Give the number of lines in the data that hold the word "this", and nothing else.

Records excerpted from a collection
■ ■ ■ ■
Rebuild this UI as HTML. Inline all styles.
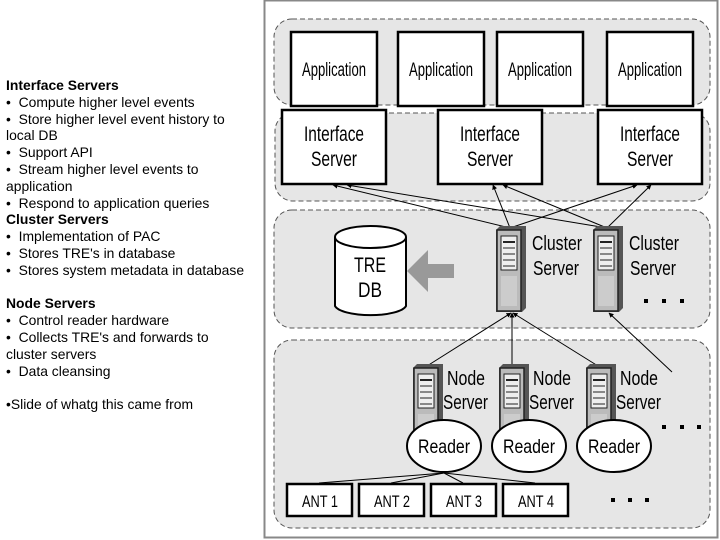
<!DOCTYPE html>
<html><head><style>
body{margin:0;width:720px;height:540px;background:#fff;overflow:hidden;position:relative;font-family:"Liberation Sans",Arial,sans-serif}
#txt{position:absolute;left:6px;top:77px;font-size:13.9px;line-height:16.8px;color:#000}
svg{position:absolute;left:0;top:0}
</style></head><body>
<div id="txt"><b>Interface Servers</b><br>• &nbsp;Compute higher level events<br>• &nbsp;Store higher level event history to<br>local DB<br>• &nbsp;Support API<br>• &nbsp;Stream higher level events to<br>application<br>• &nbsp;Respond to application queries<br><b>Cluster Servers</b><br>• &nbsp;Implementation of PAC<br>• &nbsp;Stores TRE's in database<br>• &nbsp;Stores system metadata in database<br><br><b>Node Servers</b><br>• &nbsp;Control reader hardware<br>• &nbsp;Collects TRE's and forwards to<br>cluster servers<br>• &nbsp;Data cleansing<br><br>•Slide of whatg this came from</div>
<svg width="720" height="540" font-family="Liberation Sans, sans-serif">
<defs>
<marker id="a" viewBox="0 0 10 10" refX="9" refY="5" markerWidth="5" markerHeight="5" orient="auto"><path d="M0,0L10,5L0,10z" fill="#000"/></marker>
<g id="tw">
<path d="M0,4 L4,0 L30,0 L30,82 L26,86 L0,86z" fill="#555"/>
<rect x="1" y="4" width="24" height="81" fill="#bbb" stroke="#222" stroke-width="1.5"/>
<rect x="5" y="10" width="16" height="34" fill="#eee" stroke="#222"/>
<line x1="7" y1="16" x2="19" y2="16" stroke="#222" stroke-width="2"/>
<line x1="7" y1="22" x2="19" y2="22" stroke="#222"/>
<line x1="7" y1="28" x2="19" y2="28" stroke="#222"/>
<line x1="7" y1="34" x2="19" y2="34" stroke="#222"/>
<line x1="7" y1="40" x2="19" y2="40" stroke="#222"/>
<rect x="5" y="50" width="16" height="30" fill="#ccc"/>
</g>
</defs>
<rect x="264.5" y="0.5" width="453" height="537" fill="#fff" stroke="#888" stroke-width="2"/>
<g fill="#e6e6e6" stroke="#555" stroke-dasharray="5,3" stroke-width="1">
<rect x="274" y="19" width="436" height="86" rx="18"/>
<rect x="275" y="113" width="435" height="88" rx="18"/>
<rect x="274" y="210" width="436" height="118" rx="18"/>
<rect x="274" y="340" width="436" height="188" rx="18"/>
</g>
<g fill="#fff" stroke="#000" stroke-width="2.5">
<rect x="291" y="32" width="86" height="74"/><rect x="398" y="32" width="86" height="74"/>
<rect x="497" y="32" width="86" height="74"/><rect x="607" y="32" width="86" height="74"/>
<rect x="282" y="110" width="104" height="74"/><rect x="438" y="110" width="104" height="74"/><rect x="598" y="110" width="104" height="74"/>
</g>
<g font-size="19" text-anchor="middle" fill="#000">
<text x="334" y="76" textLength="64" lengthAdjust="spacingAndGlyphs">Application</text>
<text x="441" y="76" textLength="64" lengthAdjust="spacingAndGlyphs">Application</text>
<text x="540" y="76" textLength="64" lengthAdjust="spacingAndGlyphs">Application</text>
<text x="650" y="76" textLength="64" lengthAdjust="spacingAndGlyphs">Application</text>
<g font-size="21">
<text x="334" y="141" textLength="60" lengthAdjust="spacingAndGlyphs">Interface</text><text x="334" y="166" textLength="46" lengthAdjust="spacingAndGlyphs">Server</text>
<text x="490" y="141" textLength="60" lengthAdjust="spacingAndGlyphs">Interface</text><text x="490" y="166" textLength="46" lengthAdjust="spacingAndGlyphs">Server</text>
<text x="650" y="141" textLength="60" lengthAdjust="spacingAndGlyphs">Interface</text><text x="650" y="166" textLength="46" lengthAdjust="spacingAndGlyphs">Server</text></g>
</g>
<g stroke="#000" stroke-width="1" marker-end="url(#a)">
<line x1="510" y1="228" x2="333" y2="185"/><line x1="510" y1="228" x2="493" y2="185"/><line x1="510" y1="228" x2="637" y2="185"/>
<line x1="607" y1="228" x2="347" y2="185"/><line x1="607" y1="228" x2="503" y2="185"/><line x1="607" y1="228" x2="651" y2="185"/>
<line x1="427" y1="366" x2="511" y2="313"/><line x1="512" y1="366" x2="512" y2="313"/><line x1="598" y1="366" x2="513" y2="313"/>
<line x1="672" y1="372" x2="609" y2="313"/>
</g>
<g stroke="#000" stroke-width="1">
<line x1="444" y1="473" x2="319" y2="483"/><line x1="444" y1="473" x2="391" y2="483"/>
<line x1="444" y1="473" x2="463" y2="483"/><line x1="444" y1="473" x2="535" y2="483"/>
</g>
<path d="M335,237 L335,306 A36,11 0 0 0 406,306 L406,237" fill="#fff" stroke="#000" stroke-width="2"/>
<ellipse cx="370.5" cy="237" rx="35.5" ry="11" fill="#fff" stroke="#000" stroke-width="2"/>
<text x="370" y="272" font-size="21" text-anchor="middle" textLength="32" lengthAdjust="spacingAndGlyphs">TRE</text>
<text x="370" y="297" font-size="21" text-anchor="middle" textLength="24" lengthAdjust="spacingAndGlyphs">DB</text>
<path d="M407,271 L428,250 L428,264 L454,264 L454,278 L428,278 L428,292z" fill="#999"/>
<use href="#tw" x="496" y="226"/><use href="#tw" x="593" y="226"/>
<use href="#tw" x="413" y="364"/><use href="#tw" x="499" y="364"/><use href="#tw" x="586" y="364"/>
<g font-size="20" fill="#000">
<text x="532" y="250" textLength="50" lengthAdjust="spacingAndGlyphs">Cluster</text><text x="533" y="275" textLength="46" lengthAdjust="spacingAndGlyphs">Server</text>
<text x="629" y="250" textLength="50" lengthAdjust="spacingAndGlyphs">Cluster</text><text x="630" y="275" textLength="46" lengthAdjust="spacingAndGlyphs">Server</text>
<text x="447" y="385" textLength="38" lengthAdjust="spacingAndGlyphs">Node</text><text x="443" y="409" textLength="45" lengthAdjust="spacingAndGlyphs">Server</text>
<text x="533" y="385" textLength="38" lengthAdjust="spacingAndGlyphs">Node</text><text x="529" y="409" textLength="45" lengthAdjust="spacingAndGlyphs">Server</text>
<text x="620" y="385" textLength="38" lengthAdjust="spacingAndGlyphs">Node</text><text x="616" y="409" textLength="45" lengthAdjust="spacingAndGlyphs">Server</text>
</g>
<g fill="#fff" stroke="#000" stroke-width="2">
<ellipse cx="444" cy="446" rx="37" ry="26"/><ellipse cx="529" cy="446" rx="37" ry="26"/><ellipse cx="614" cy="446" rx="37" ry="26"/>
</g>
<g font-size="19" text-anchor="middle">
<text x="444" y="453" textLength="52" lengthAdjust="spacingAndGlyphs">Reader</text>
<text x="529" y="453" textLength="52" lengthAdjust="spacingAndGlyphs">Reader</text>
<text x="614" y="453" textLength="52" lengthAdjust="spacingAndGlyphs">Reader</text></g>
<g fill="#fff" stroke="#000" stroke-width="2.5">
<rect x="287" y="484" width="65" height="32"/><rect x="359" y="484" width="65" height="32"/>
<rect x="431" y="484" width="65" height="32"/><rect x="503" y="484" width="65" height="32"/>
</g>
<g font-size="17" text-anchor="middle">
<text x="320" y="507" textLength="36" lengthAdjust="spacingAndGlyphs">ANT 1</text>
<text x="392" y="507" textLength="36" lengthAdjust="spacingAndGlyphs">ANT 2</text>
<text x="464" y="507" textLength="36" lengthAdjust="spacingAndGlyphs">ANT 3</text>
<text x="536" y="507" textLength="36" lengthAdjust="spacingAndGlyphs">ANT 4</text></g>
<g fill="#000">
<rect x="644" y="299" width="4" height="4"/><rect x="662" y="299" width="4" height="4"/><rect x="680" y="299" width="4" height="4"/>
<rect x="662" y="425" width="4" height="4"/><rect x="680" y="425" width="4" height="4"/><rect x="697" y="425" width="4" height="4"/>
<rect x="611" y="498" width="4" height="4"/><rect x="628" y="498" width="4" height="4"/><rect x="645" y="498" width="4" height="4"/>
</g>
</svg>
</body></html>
■ ■ ■ ■
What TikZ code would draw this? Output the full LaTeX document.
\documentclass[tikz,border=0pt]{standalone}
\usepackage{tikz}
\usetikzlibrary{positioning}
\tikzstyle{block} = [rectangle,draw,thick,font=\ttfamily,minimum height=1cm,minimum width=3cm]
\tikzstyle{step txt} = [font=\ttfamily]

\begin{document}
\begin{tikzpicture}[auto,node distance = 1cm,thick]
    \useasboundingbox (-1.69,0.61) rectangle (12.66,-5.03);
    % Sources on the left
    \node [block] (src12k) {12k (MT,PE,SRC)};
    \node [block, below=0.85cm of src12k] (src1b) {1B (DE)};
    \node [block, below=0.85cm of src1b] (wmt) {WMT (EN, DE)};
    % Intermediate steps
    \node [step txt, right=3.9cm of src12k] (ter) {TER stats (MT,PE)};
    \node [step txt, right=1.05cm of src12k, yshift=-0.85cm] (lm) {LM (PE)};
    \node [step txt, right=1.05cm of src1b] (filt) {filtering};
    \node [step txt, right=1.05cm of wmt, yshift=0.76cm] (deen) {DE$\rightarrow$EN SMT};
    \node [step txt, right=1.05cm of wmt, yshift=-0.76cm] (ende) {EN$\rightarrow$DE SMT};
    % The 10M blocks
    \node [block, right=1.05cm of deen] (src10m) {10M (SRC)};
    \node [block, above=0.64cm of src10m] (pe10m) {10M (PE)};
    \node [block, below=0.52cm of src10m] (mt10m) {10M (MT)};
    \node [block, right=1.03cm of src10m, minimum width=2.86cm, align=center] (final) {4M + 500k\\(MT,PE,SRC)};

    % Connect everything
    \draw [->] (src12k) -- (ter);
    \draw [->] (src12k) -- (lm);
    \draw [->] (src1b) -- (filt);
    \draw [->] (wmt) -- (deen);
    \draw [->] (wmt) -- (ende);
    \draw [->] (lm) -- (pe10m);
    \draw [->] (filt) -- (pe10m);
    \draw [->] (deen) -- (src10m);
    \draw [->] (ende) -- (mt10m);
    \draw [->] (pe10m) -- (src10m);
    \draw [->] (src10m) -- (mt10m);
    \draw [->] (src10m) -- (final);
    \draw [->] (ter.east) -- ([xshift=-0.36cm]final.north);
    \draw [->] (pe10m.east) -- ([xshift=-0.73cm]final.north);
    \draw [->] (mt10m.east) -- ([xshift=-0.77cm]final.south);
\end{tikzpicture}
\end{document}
■ ■ ■ ■
• TASK RESPONSE
3